Осипов засунул руку за пазуху, достал какой-то сверток, развернул тряпицу:

— А вот мой и мандат — полномочия.

В глаза бросилась знакомая книжечка — депутатское удостоверение. Я взял его в руки, сразу узнал размашистую подпись Суворова — председателя нашего райисполкома. Встав, я крепко пожал руку Осипову. Ни он, ни я не произнесли ни слова. Да и вряд ли в эту минуту нужны были слова. Только Мартыныч, подержав в руке книжечку, улыбнулся:

— Полномочия веские…

* * *

Так постепенно, с большой осторожностью подбирал наш Мартыныч нужных и надежных людей. Но мы понимали, что и фашистская разведка не лыком шита, что пора подумать о другой явке, а эту прикрыть. Да и Мартыныч стал замечать излишний интерес к его «предприятию» со стороны ортскомендатуры.

Пришлось, чтобы не накликать беды, принять решение о ликвидации ухорской явки. Закрутились теперь жернова мельницы в Заречье. «Патент» на ее владение и эксплуатацию приобрел наш человек — «дядя Коля», Николай Егорович Степанов. Жители волосовских и гатчинских сел потянулись туда со своими пудишками ржи. А мы по-прежнему получали ценную разведывательную информацию.

Роов перебрался в отряд, находился при штабе для особо важных поручений.

Вскоре подвернулось такое задание, которое никто лучше Мартыныча не смог бы выполнить. Из Ленинградского штаба партизанского движения поступила радиограмма:

«В районе Котлы — Копорье оживление противника. Проверьте. Сообщите. Установите наблюдение за побережьем. Результаты по радио. Никитин».

Задание сложное. Район насыщен густо войсками. Связь с нужными людьми часто прерывалась. Сидим, голову ломаем, как лучше выполнить задание. Мартын Иванович возится у печки, раздувая сырые поленья осины, и как будто не прислушивается к разговору. Но вот он отошел от печки, смахнул набежавшие от едкого дыма слезы, сказал:

— Дальние родственники у меня в Копорье живут. Вот и пошлите навестить их. Местность знакомая, проберусь куда надо.

Мы зацепились за эту спасительную ниточку, стали обсуждать, как лучше подготовить старика в путь, определять маршрут, пароль, явки. Все делали в глубокой тайне.

— Может быть, какой понадежнее документик справить? — предложили Мартынычу.

Он отказался от такой затеи. Закачал головой, говоря:

— Лучше документика, чем у меня есть, не выдумать. Кто я? Владелец ухорской мельницы. Поставщик муки для «нового порядка». Вот и справка из управы с подписями и печатью. А где мельница? Ее «партизаны разорили». Вот и бегу к родственникам подальше от места, где мне угрожает опасность.
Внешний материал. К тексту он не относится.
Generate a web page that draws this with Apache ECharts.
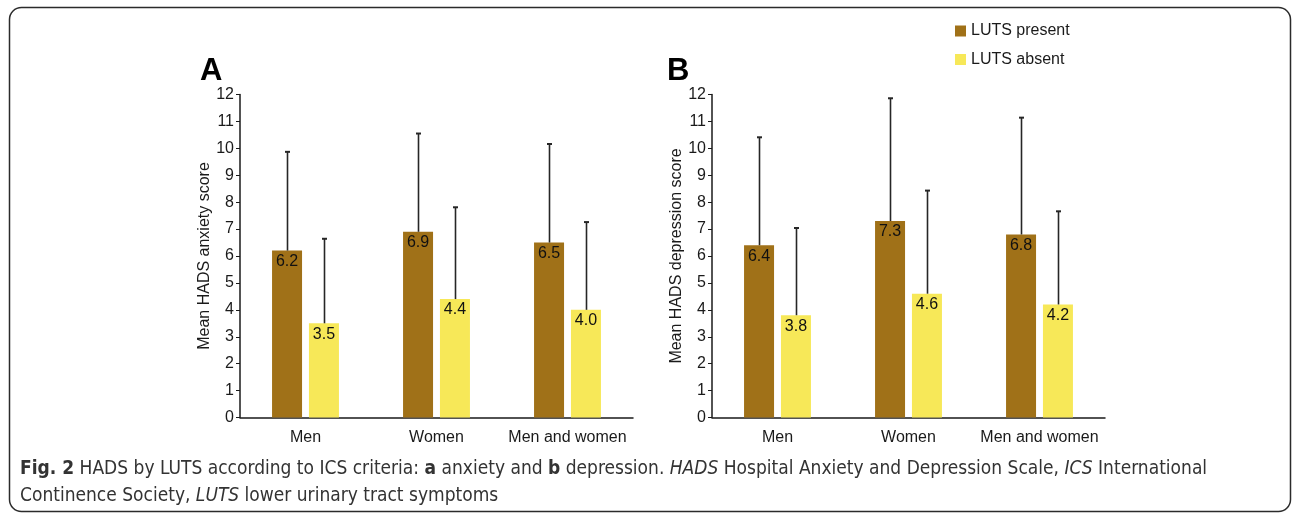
<!DOCTYPE html>
<html>
<head>
<meta charset="utf-8">
<script src="https://cdn.jsdelivr.net/npm/echarts@6/dist/echarts.min.js"></script>
<style>
html,body{margin:0;padding:0;background:#fff;}
#chart{width:1292px;height:517px;}
</style>
</head>
<body>
<div id="chart"></div>
<script>
// ---- data ----
var categories = ['Men', 'Women', 'Men and women'];
var seriesNames = ['LUTS present', 'LUTS absent'];
var yTicks = [0, 12, 1]; // min, max, interval

// Panel A: anxiety
var anxPresent = [6.2, 6.9, 6.5];
var anxAbsent = [3.5, 4.4, 4.0];
var anxPresentUpper = [9.87, 10.55, 10.16];
var anxAbsentUpper = [6.64, 7.81, 7.26];

// Panel B: depression
var depPresent = [6.4, 7.3, 6.8];
var depAbsent = [3.8, 4.6, 4.2];
var depPresentUpper = [10.41, 11.86, 11.14];
var depAbsentUpper = [7.04, 8.43, 7.66];

var panelTitles = ['A', 'B'];
var yNames = ['Mean HADS anxiety score', 'Mean HADS depression score'];
var captionLine1 = '{b|Fig. 2} HADS by LUTS according to ICS criteria: {b|a} anxiety and {b|b} depression. {i|HADS} Hospital Anxiety and Depression Scale, {i|ICS} International';
var captionLine2 = 'Continence Society, {i|LUTS} lower urinary tract symptoms';

// ---- style ----
var COL_PRESENT = '#A07118';
var COL_ABSENT = '#F7E858';
var FONT = '"Liberation Sans", Arial, sans-serif';
var CAP_FONT = '"Liberation Sans Narrow", "DejaVu Sans Condensed", sans-serif';
var FS = 16;
var CAP_FS = 19;
var BAR_W = 30;
var BAR_OFF = 18.5;

var chart = echarts.init(document.getElementById('chart'), null, {renderer: 'canvas'});

function errRender(offset) {
  return function (params, api) {
    var c = api.value(0);
    var lo = api.coord([c, api.value(1)]);
    var hi = api.coord([c, api.value(2)]);
    var x = Math.round(lo[0] + offset) + 0.5;
    return {
      type: 'group',
      children: [
        {type: 'line', shape: {x1: x, y1: lo[1], x2: x, y2: hi[1]}, style: {stroke: '#262626', lineWidth: 1.6}},
        {type: 'line', shape: {x1: x - 2.5, y1: hi[1], x2: x + 2.5, y2: hi[1]}, style: {stroke: '#262626', lineWidth: 2}}
      ]
    };
  };
}

function errData(mean, upper) {
  return mean.map(function (m, i) { return [i, m, upper[i]]; });
}

var grids = [
  {left: 240, top: 94.5, width: 393, height: 323},
  {left: 712, top: 94.5, width: 393, height: 323}
];

var xAxes = [], yAxes = [], series = [];
var panels = [
  [anxPresent, anxAbsent, anxPresentUpper, anxAbsentUpper],
  [depPresent, depAbsent, depPresentUpper, depAbsentUpper]
];

panels.forEach(function (p, gi) {
  xAxes.push({
    type: 'category', gridIndex: gi, data: categories,
    axisLine: {lineStyle: {color: '#1a1a1a', width: 1.5}},
    axisTick: {show: false},
    axisLabel: {color: '#1a1a1a', fontSize: FS, fontFamily: FONT, margin: 12, interval: 0}
  });
  yAxes.push({
    type: 'value', gridIndex: gi, min: yTicks[0], max: yTicks[1], interval: yTicks[2],
    name: yNames[gi], nameLocation: 'middle', nameGap: 27,
    nameTextStyle: {color: '#1a1a1a', fontSize: FS, fontFamily: FONT},
    axisLine: {show: true, lineStyle: {color: '#1a1a1a', width: 1.5}},
    axisTick: {show: true, length: 4, lineStyle: {color: '#1a1a1a'}},
    splitLine: {show: false},
    axisLabel: {color: '#1a1a1a', fontSize: FS, fontFamily: FONT, margin: 6}
  });
  var lbl = {show: true, position: 'insideTop', distance: 3, color: '#111', fontSize: FS, fontFamily: FONT,
    formatter: function (v) { return v.value.toFixed(1); }};
  series.push({
    name: seriesNames[0], type: 'bar', xAxisIndex: gi, yAxisIndex: gi, data: p[0],
    barWidth: BAR_W, barGap: '23%', itemStyle: {color: COL_PRESENT}, label: lbl
  });
  series.push({
    name: seriesNames[1], type: 'bar', xAxisIndex: gi, yAxisIndex: gi, data: p[1],
    barWidth: BAR_W, barGap: '23%', itemStyle: {color: COL_ABSENT}, label: lbl
  });
  series.push({
    type: 'custom', xAxisIndex: gi, yAxisIndex: gi, renderItem: errRender(-BAR_OFF),
    data: errData(p[0], p[2]), encode: {x: 0, y: [1, 2]}, z: 3, silent: true
  });
  series.push({
    type: 'custom', xAxisIndex: gi, yAxisIndex: gi, renderItem: errRender(BAR_OFF),
    data: errData(p[1], p[3]), encode: {x: 0, y: [1, 2]}, z: 3, silent: true
  });
});

var option = {
  backgroundColor: '#fff',
  animation: false,
  grid: grids,
  xAxis: xAxes,
  yAxis: yAxes,
  legend: {
    data: seriesNames, orient: 'vertical', left: 950, top: 18,
    itemWidth: 11, itemHeight: 11, itemGap: 12.5, icon: 'rect',
    textStyle: {color: '#1a1a1a', fontSize: FS, fontFamily: FONT}
  },
  title: [
    {text: panelTitles[0], left: 195, top: 51, textStyle: {fontSize: 31, fontWeight: 'bold', color: '#000', fontFamily: FONT}},
    {text: panelTitles[1], left: 662, top: 51, textStyle: {fontSize: 31, fontWeight: 'bold', color: '#000', fontFamily: FONT}},
    {text: captionLine1, left: 15, top: 455, textStyle: {fontSize: CAP_FS, fontWeight: 'normal', color: '#333', fontFamily: CAP_FONT,
      rich: {b: {fontWeight: 'bold', fontSize: CAP_FS, color: '#333', fontFamily: CAP_FONT},
             i: {fontStyle: 'italic', fontSize: CAP_FS, color: '#333', fontFamily: CAP_FONT}}}},
    {text: captionLine2, left: 15, top: 482, textStyle: {fontSize: CAP_FS, fontWeight: 'normal', color: '#333', fontFamily: CAP_FONT,
      rich: {i: {fontStyle: 'italic', fontSize: CAP_FS, color: '#333', fontFamily: CAP_FONT}}}}
  ],
  graphic: [
    {type: 'rect', shape: {x: 9.5, y: 7.5, width: 1281, height: 504, r: 12}, style: {fill: 'none', stroke: '#2b2b2b', lineWidth: 1.5}, silent: true, z: -1}
  ],
  series: series
};
chart.setOption(option);
</script>
</body>
</html>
Легенда правдивая. Если даже вздумают проверить, то все действительно так и есть на самом деле. Ну, Мартын Иванович, в добрый путь…
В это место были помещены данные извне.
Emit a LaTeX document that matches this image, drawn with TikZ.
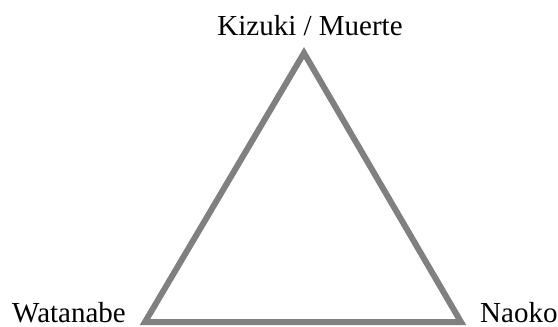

Вернулся Роов гораздо раньше, чем мы ожидали. Постучался палкой в нашу штабную землянку и ввалился, огромный, запыленный и усталый с дороги. Снял картуз, поздоровался и пошутил:

— Привечайте странничка божьего.

Мы было уж встревожились, думая: неужели не удалось старику проникнуть в Копорье? Мартыныч присел на краешек лавки, осмотрелся и, убедившись, что в землянке кроме меня и комиссара больше никого нет, сказал:

— Был я, был и в Котлах, и в Копорье. Все разузнал, с верными людьми встретился. Они и подбросили меня, старого, на попутных подводах поближе. Поторапливали всё. Тут такое дело, командир…
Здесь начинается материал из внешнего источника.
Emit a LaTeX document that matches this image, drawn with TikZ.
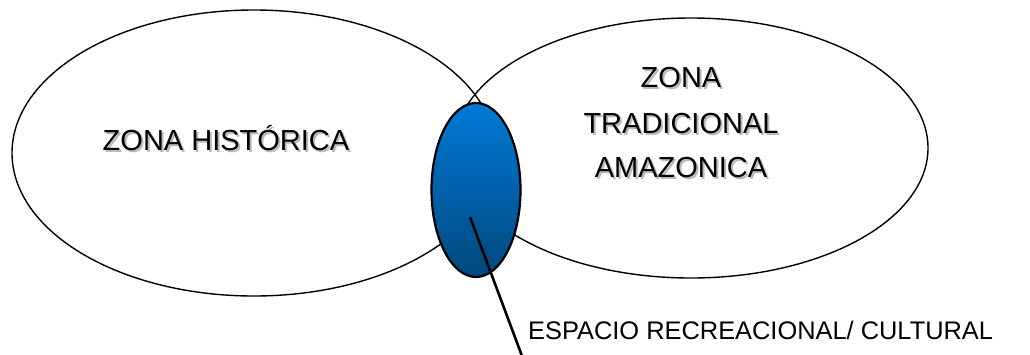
\documentclass[tikz,border=0pt]{standalone}
\usepackage{fontspec}
\setmainfont{Liberation Sans}
\usetikzlibrary{shapes.geometric}
\definecolor{bluetop}{RGB}{0,122,214}
\definecolor{bluebot}{RGB}{0,72,125}
\tikzset{
  zone/.style={ellipse, draw=black, line width=1.4pt, inner sep=0pt},
  inter/.style={ellipse, draw=black, line width=2.2pt, inner sep=0pt, top color=bluetop, bottom color=bluebot},
  lbl/.style={anchor=base, inner sep=0pt, font=\fontsize{29}{34}\selectfont},
  shadow/.style={anchor=base, inner sep=0pt, font=\fontsize{29}{34}\selectfont, text=black!45, opacity=0.6},
  pointer/.style={line width=2.6pt, draw=black},
  note/.style={anchor=base west, inner sep=0pt, font=\fontsize{25.4}{30}\selectfont}
}
\begin{document}
\begin{tikzpicture}[x=1pt,y=-1pt]
\useasboundingbox (0,0) rectangle (1030,354);
\node[zone, minimum width=484pt, minimum height=286pt] (hist) at (254,153) {};
\node[zone, minimum width=474pt, minimum height=260pt] (trad) at (691,148) {};
\node[inter, minimum width=89pt, minimum height=174pt] (esp) at (476,190) {};
% shadows
\node[shadow] (s1) at (228,152) {ZONA HISTÓRICA};
\node[shadow] (s2) at (683,89) {ZONA};
\node[shadow] (s3) at (683,135) {TRADICIONAL};
\node[shadow] (s4) at (683,179) {AMAZONICA};
% labels
\node[lbl] (t1) at (226,150) {ZONA HISTÓRICA};
\node[lbl] (t2) at (681,87) {ZONA};
\node[lbl] (t3) at (681,133) {TRADICIONAL};
\node[lbl] (t4) at (681,177) {AMAZONICA};
\node[note] (t5) at (528,339) {ESPACIO RECREACIONAL/ CULTURAL};
\coordinate (p1) at (470,217);
\coordinate (p2) at (522,356);
\draw[pointer] (p1) -- (p2);
\end{tikzpicture}
\end{document}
А дело было действительно и срочное, и тревожное. Оказывается, в том районе, где побывал наш Мартыныч, фашистское командование устанавливало на железнодорожные платформы дальнобойные орудия. Штаб этой артиллерийской части разместился в Копорье, а в Котлах — артиллерийские склады. Вот она, разгадка замеченного нашей авиаразведкой оживления на побережье.

Из-под козырька картуза Роов извлек небольшую бумажку, осторожно расправил ее шершавой ладонью и, положив на стол, сказал:

— Смотрите, вот тут все начерчено.

Это был миниатюрный план позиций огневых точек врага, месторасположения штаба, складов с боеприпасами. Через час с лишним наш бригадный радист Володя Юдин передал в Ленинград по условленному коду радиограмму.

Вскоре я держал в руке ответ от начальника Ленинградского штаба партизанского движения Никитина:

«Благодарю за подарок. Меры примем. Сообщите результаты. Кто добыл? К награде их».

Летчики Балтфлота уничтожили и платформы с орудиями, и склады с боеприпасами.